Agony Shorthand


Friday, September 26, 2003
A BIG BRONX CHEER FOR THE WORST ROCK MOVIES THIS CENTURY….I don’t think I’ve got it in me to compile a list of the worst Rock & Roll-themed movies of all time, but I certainly have an idea about the worst of recent, 21st Century vintage. That’s easy: “24 Hour Party People” and Todd Haynes’ (an otherwise beyond-reproach director) “Velvet Goldmine” (which is actually from 1998). Both looked so promising, too: the former was directed by Michael Winterbottom (“The Claim” and “Welcome to Sarajevo”) and dealt with the rise and fall and rise again of the Manchester, UK punk and post-punk music scene; the latter was loosely linked to the glam era & had fictional representations of Iggy Pop (“Curt Wild”), Bowie and others of the time. My wife and I watched “24 Hour Party People” a few months ago and kept looking at each other in disbelief – “what the f**k is this film about??”. Sure, there’s a fake Sex Pistols, a fake Joy Division and even a fake Durutti Column (!), and then a whole mess of fake “Happy Mondays” that’s the final nail in the coffin. Not because it’s “fake” per se, but because Winterbottom invests their fictional personalities with dozens of random one-liners that are completely apropos of nothing, and because it’s almost impossible to generate any sympathy or feeling for Manchester scene celeb Tony Wilson, who “hosts” the entire film (played by Steve Coogan). He’s not funny, he’s not interesting, he’s just – there. I’m not sure I’ve ever seen such a disjointed mess of a film – ostensibly it’s about Wilson and his “larger than life” role in developing the Manchester scene, but if you can make it through the final 10 minutes you have a higher pain threshold than we did. It was that bad – we couldn’t even stomach the final death throes just to say we completed it.

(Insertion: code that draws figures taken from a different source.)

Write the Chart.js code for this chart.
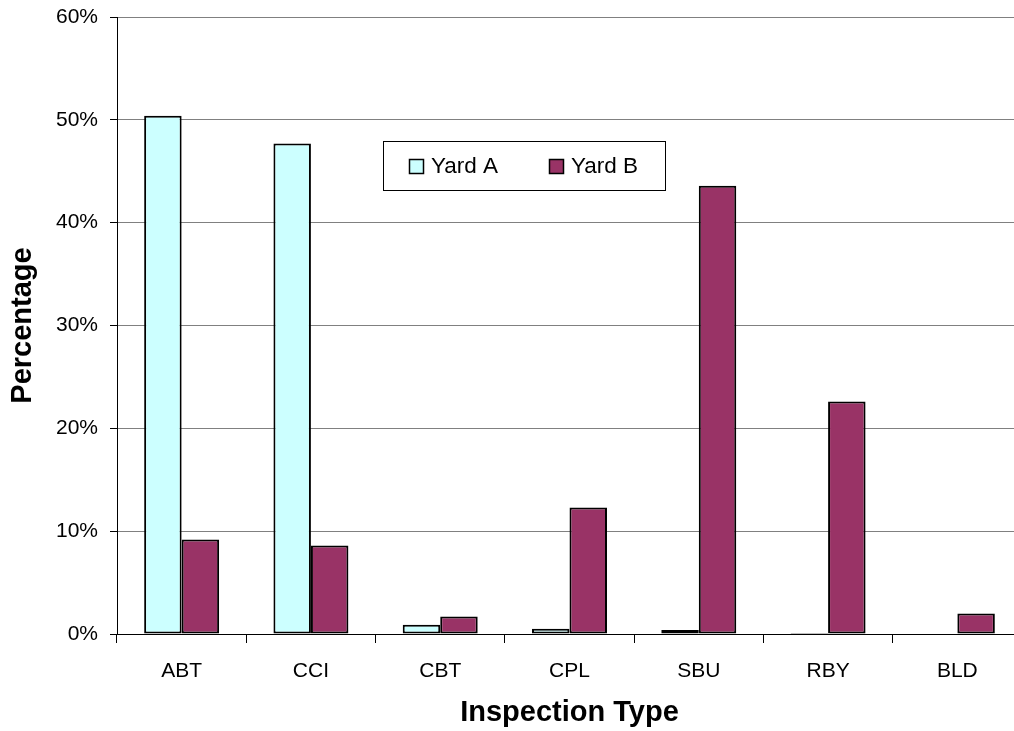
<!DOCTYPE html>
<html>
<head>
<meta charset="utf-8">
<script src="https://cdn.jsdelivr.net/npm/chart.js@4/dist/chart.umd.min.js"></script>
<style>
  html, body { margin: 0; padding: 0; background: #fff; overflow: hidden; }
  #wrap { width: 1030px; height: 731px; }
</style>
</head>
<body>
<div id="wrap"><canvas id="chart" width="1030" height="731"></canvas></div>
<script>
var categories = ['ABT', 'CCI', 'CBT', 'CPL', 'SBU', 'RBY', 'BLD']
var yardA = [50.4, 47.7, 0.9, 0.5, 0.4, 0.1, 0.05]
var yardB = [9.2, 8.6, 1.7, 12.3, 43.6, 22.6, 2.0]
var seriesNames = ['Yard A', 'Yard B']
var yTicks = [0, 10, 20, 30, 40, 50, 60]

var FONT = 'Arial, "Liberation Sans", sans-serif'

// legend box + axis titles, drawn the way the old spreadsheet chart had them
var decorations = {
  id: 'decorations',
  afterDraw: function (chart) {
    var ctx = chart.ctx
    var area = chart.chartArea
    ctx.save()

    // legend
    ctx.fillStyle = '#fff'
    ctx.fillRect(383.5, 141.5, 282, 49)
    ctx.strokeStyle = '#000'
    ctx.lineWidth = 1
    ctx.strokeRect(383.5, 141.5, 282, 49)
    var xs = [[409.5, 431], [549.5, 571]]
    ctx.font = '22.5px ' + FONT
    ctx.textBaseline = 'middle'
    ctx.textAlign = 'left'
    chart.data.datasets.forEach(function (ds, i) {
      ctx.fillStyle = ds.backgroundColor
      ctx.fillRect(xs[i][0], 159.5, 14, 14)
      ctx.lineWidth = 1.5
      ctx.strokeRect(xs[i][0], 159.5, 14, 14)
      ctx.fillStyle = '#000'
      ctx.fillText(ds.label, xs[i][1], 167)
    })

    // axis titles
    ctx.fillStyle = '#000'
    ctx.font = 'bold 29px ' + FONT
    ctx.textAlign = 'center'
    ctx.fillText('Inspection Type', (area.left + area.right) / 2, 713)

    ctx.translate(23, (area.top + area.bottom) / 2)
    ctx.rotate(-Math.PI / 2)
    ctx.fillText('Percentage', 0, 0)
    ctx.restore()
  }
}

var chart = new Chart(document.getElementById('chart').getContext('2d'), {
  type: 'bar',
  data: {
    labels: categories,
    datasets: [{
      label: seriesNames[0],
      data: yardA,
      backgroundColor: '#CCFFFF',
      borderColor: '#000',
      borderWidth: 2,
      borderSkipped: false
    }, {
      label: seriesNames[1],
      data: yardB,
      backgroundColor: '#993366',
      borderColor: '#000',
      borderWidth: 2,
      borderSkipped: false
    }]
  },
  options: {
    responsive: false,
    devicePixelRatio: 1,
    animation: false,
    layout: { padding: { top: 0, right: 8, left: 0, bottom: 0 } },
    datasets: {
      bar: { categoryPercentage: 0.58, barPercentage: 1 }
    },
    plugins: {
      legend: { display: false },
      tooltip: { enabled: false }
    },
    scales: {
      x: {
        offset: true,
        grid: {
          offset: true,
          drawOnChartArea: false,
          tickLength: 9,
          tickColor: '#000'
        },
        border: { display: true, color: '#000', width: 1 },
        ticks: {
          color: '#000',
          padding: 16,
          maxRotation: 0,
          font: { family: FONT, size: 21 }
        },
        afterFit: function (scale) { scale.height = 97 }
      },
      y: {
        min: 0,
        max: 60,
        afterBuildTicks: function (scale) {
          scale.ticks = yTicks.map(function (v) { return { value: v } })
        },
        grid: {
          color: '#808080',
          tickColor: '#000',
          tickLength: 7,
          lineWidth: 1
        },
        border: { display: true, color: '#000', width: 1 },
        ticks: {
          color: '#000',
          padding: 12,
          font: { family: FONT, size: 21 },
          callback: function (v) { return v + '%' }
        },
        afterFit: function (scale) {
          scale.width = 117
          scale.paddingTop = 17
          scale.paddingBottom = 0
        }
      }
    }
  },
  plugins: [decorations]
})
</script>
</body>
</html>
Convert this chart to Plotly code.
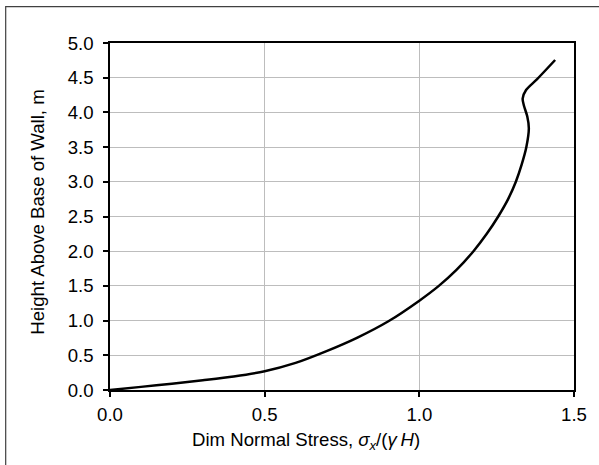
import plotly.graph_objects as go

# Dimensionless normal stress on the wall vs. height above the base
stress = [0.0, 0.1, 0.2, 0.3, 0.4, 0.5, 0.6, 0.7, 0.8, 0.9, 1.0,
          1.063, 1.12, 1.175, 1.218, 1.255, 1.287, 1.312, 1.331, 1.346,
          1.354, 1.349, 1.338, 1.334, 1.345, 1.38, 1.439]
height = [0.0, 0.045, 0.09, 0.14, 0.195, 0.27, 0.39, 0.56, 0.755, 0.99, 1.287,
          1.5, 1.73, 2.0, 2.25, 2.5, 2.75, 3.0, 3.25, 3.5,
          3.77, 3.94, 4.1, 4.2, 4.323, 4.476, 4.755]

x_ticks = [0.0, 0.5, 1.0, 1.5]
y_ticks = [0.0, 0.5, 1.0, 1.5, 2.0, 2.5, 3.0, 3.5, 4.0, 4.5, 5.0]

x_title = "Dim Normal Stress, <i>σ<sub>x</sub></i>/(<i>γ\u2009H</i>)"
y_title = "Height Above Base of Wall, m"

FONT = "Liberation Sans, Arial, sans-serif"
FS = 18.6

fig = go.Figure()
fig.add_trace(go.Scatter(
    x=stress, y=height, mode="lines",
    line=dict(color="black", width=2.5, shape="spline", smoothing=0.8),
    showlegend=False, hoverinfo="skip",
))

axis_common = dict(
    showline=True, linecolor="black", linewidth=1.5, mirror=True,
    showgrid=True, gridcolor="#bdbdbd", gridwidth=1,
    ticks="outside", ticklen=5, tickwidth=1.5, tickcolor="black",
    tickformat=".1f", zeroline=False,
    tickfont=dict(family=FONT, size=FS, color="black"),
)

fig.update_xaxes(range=[0, 1.5], tickvals=x_ticks, ticklabelstandoff=2,
                 **axis_common)
fig.update_yaxes(range=[0, 5], tickvals=y_ticks, ticklabelstandoff=6,
                 **axis_common)

# axis titles, placed relative to the chart area
fig.add_annotation(text=x_title, xref="paper", yref="paper",
                   x=0.4224, y=-0.147, xanchor="center", yanchor="middle",
                   showarrow=False, font=dict(family=FONT, size=FS, color="black"))
fig.add_annotation(text=y_title, xref="paper", yref="paper", textangle=-90,
                   x=-0.157, y=0.5115, xanchor="center", yanchor="middle",
                   showarrow=False, font=dict(family=FONT, size=FS, color="black"))

# chart-area frame (its right and bottom edges run past the page)
fig.add_shape(type="rect", xref="paper", yref="paper",
              x0=-0.2248, x1=1.08, y0=-0.25, y1=1.1046,
              line=dict(color="#404040", width=1.2), fillcolor="rgba(0,0,0,0)",
              layer="below")

fig.update_layout(
    width=599, height=465,
    margin=dict(l=110, r=25, t=43, b=75),
    paper_bgcolor="white", plot_bgcolor="white",
    font=dict(family=FONT, color="black"),
)

fig.write_html("out.html")
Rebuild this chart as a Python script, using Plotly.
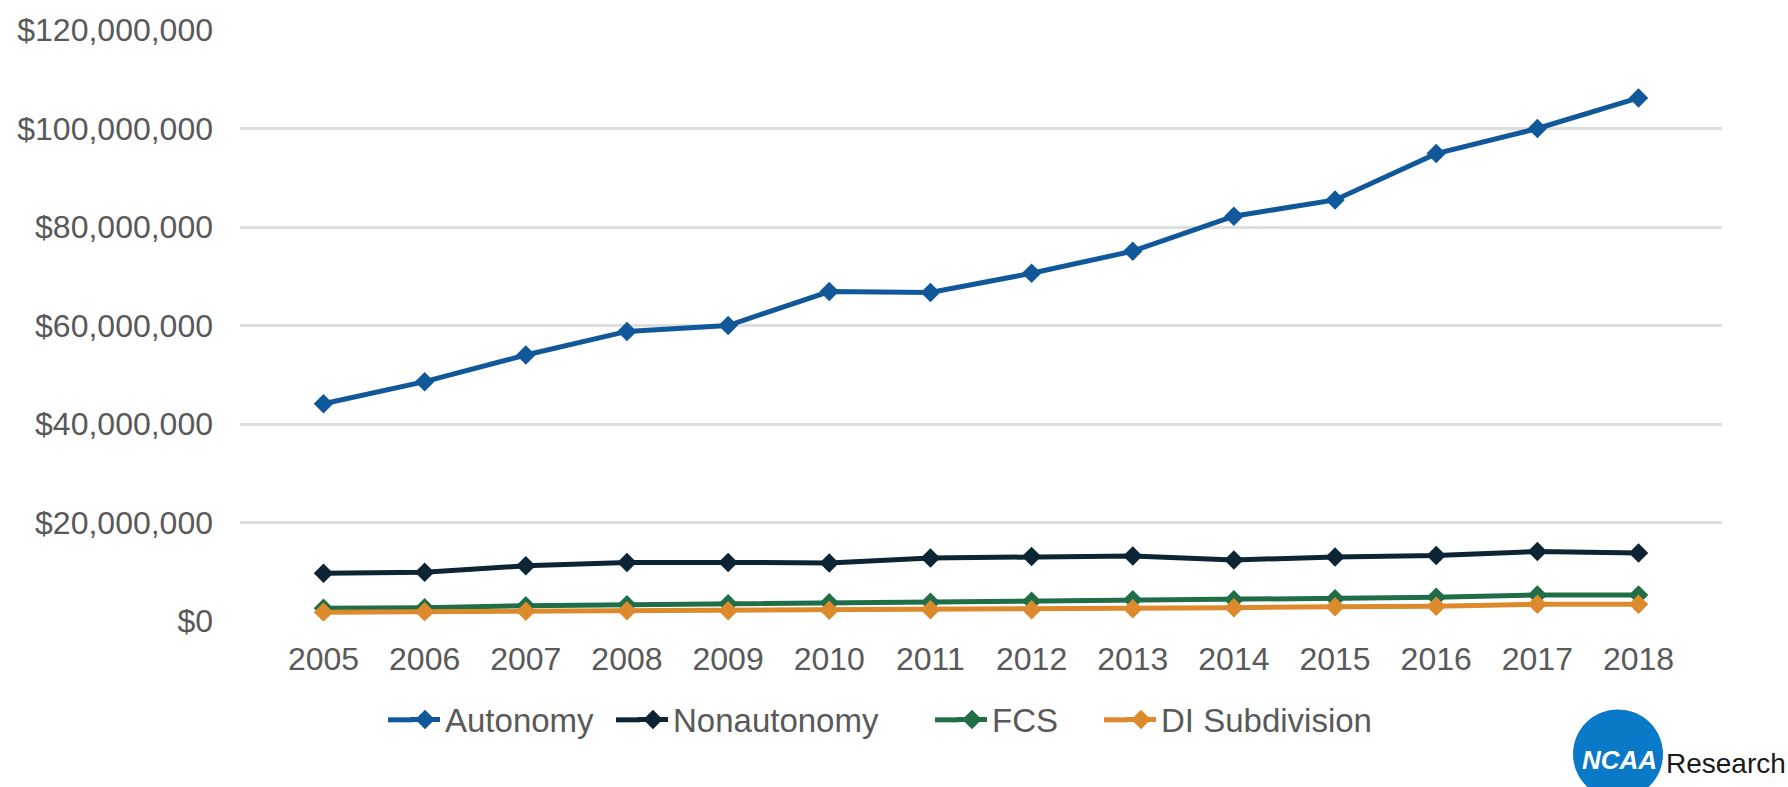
import plotly.graph_objects as go

# Average annual athletics spending by FBS/DI subdivision, 2005-2018
years = ["2005", "2006", "2007", "2008", "2009", "2010", "2011",
         "2012", "2013", "2014", "2015", "2016", "2017", "2018"]

autonomy = [44.1e6, 48.6e6, 54.0e6, 58.8e6, 60.0e6, 66.9e6, 66.7e6,
            70.6e6, 75.1e6, 82.2e6, 85.5e6, 94.9e6, 100.0e6, 106.2e6]
nonautonomy = [9.7e6, 9.9e6, 11.2e6, 11.9e6, 11.9e6, 11.8e6, 12.8e6,
               13.1e6, 13.2e6, 12.4e6, 13.0e6, 13.3e6, 14.1e6, 13.8e6]
fcs = [2.6e6, 2.7e6, 3.1e6, 3.3e6, 3.5e6, 3.7e6, 3.8e6,
       4.0e6, 4.3e6, 4.3e6, 4.5e6, 4.8e6, 5.3e6, 5.3e6]
di_subdivision = [1.8e6, 1.9e6, 2.0e6, 2.1e6, 2.1e6, 2.2e6, 2.3e6,
                  2.3e6, 2.5e6, 2.7e6, 2.9e6, 3.0e6, 3.4e6, 3.4e6]

y_ticks = [0, 20e6, 40e6, 60e6, 80e6, 100e6, 120e6]
y_tick_text = ["$0", "$20,000,000", "$40,000,000", "$60,000,000",
               "$80,000,000", "$100,000,000", "$120,000,000"]

series_names = ["Autonomy", "Nonautonomy", "FCS", "DI Subdivision"]
series_values = [autonomy, nonautonomy, fcs, di_subdivision]
series_colors = ["#10589a", "#0c2434", "#1f6e47", "#dc8a2c"]
# left edge (px) of each legend entry's text
legend_text_x = [445, 673, 992, 1161]

W, H = 1788, 787
L, R, T, B = 240, 66, 26, 166
plot_w = W - L - R
plot_h = H - T - B
LEGEND_TOP = 692
LEGEND_LINE_Y = 720.5


def px_x(px):
    return (px - L) / plot_w


def px_y(py):
    return (H - B - py) / plot_h


FONT = "Liberation Sans, Arial, sans-serif"
GRAY = "#595959"
SIZE = 32
LEGEND_SIZE = 33

fig = go.Figure()
legend_layouts = {}
for i, (name, values, color) in enumerate(zip(series_names, series_values, series_colors)):
    key = "legend" if i == 0 else f"legend{i + 1}"
    fig.add_trace(go.Scatter(
        x=years, y=values, name=name, mode="lines+markers",
        line=dict(color=color, width=5),
        marker=dict(symbol="diamond", size=15, color=color),
        legend=key,
    ))
    legend_layouts[key] = dict(
        orientation="h", x=px_x(legend_text_x[i] - 40), xanchor="left",
        y=px_y(LEGEND_TOP), yanchor="top", bgcolor="rgba(0,0,0,0)",
        font=dict(family=FONT, size=LEGEND_SIZE, color=GRAY),
        itemwidth=30,
    )
    # lengthen the short legend key line to the left
    fig.add_shape(
        type="line", xref="paper", yref="paper",
        x0=px_x(legend_text_x[i] - 57), x1=px_x(legend_text_x[i] - 33),
        y0=px_y(LEGEND_LINE_Y), y1=px_y(LEGEND_LINE_Y),
        line=dict(color=color, width=5), layer="above",
    )

fig.update_layout(
    width=W, height=H,
    margin=dict(l=L, r=R, t=T, b=B),
    paper_bgcolor="white", plot_bgcolor="white",
    font=dict(family=FONT, size=SIZE, color=GRAY),
    showlegend=True,
    xaxis=dict(
        type="category", showgrid=False, zeroline=False,
        showline=False, ticks="", ticklabelstandoff=16,
        tickfont=dict(family=FONT, size=SIZE, color=GRAY),
    ),
    yaxis=dict(
        range=[0, 120e6], tickvals=y_ticks, ticktext=y_tick_text,
        showgrid=True, gridcolor="#dedede", gridwidth=2.5,
        zeroline=False, showline=False, ticks="",
        ticklabelstandoff=26,
        tickfont=dict(family=FONT, size=SIZE, color=GRAY),
    ),
    **legend_layouts,
)

# NCAA Research logo in the lower-right corner
fig.add_shape(
    type="circle", xref="paper", yref="paper",
    x0=px_x(1573), x1=px_x(1663), y0=px_y(800), y1=px_y(710),
    fillcolor="#0a79c8", line=dict(width=0), layer="above",
)
fig.add_annotation(
    text="<b><i>NCAA</i></b>", xref="paper", yref="paper",
    x=px_x(1619), y=px_y(761), xanchor="center", yanchor="middle",
    showarrow=False, font=dict(family=FONT, size=26, color="white"),
)
fig.add_annotation(
    text="Research", xref="paper", yref="paper",
    x=px_x(1664), y=px_y(764), xanchor="left", yanchor="middle",
    showarrow=False, font=dict(family=FONT, size=28, color="#1a1a1a"),
)

fig.write_html("out.html")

“Velvet Goldmine” was not that bad, just a big flaccid letdown after a lot of hype (we rushed to see it on opening weekend, before all the bad reviews came in). Ewan McGregor as Iggy Pop? Sounds good to me – but his brief cameo mugging and grunting and sticking out his tongue through a bogus “TV Eye” is just abominable. You’ll be begging to watch him get flogged again in “The Pillow Book” after suffering through this performance. The film spirals into a homoerotic “mystery” featuring the disappearance of the Bowie-like glam star at the height of his popularity, and the dogged reporter determined to crack the case. That is, when Haynes even sticks to that flimsy story. I don’t have a problem with Todd Haynes at all – his “Safe” was a fantastic, mind-boggling film, and “Poison”, “Far From Heaven” and of course “Superstar: The Karen Carpenter Story” were fine as well. But watching Jonathan Rhys-Myers pouting like a decadent Roman God and making kissy faces at the camera for 2 hours while muttering more apropos-of-nothing dialogue (do you sense a pet peeve?) was just too much. This is arguably not a rock and roll film, so it’s probably more a problem of how it was marketed. If you haven’t been flimflammed into seeing this one yet, don’t bother. Whew. That’s enough ranting for today. Any more nominees for worst rock film of all time?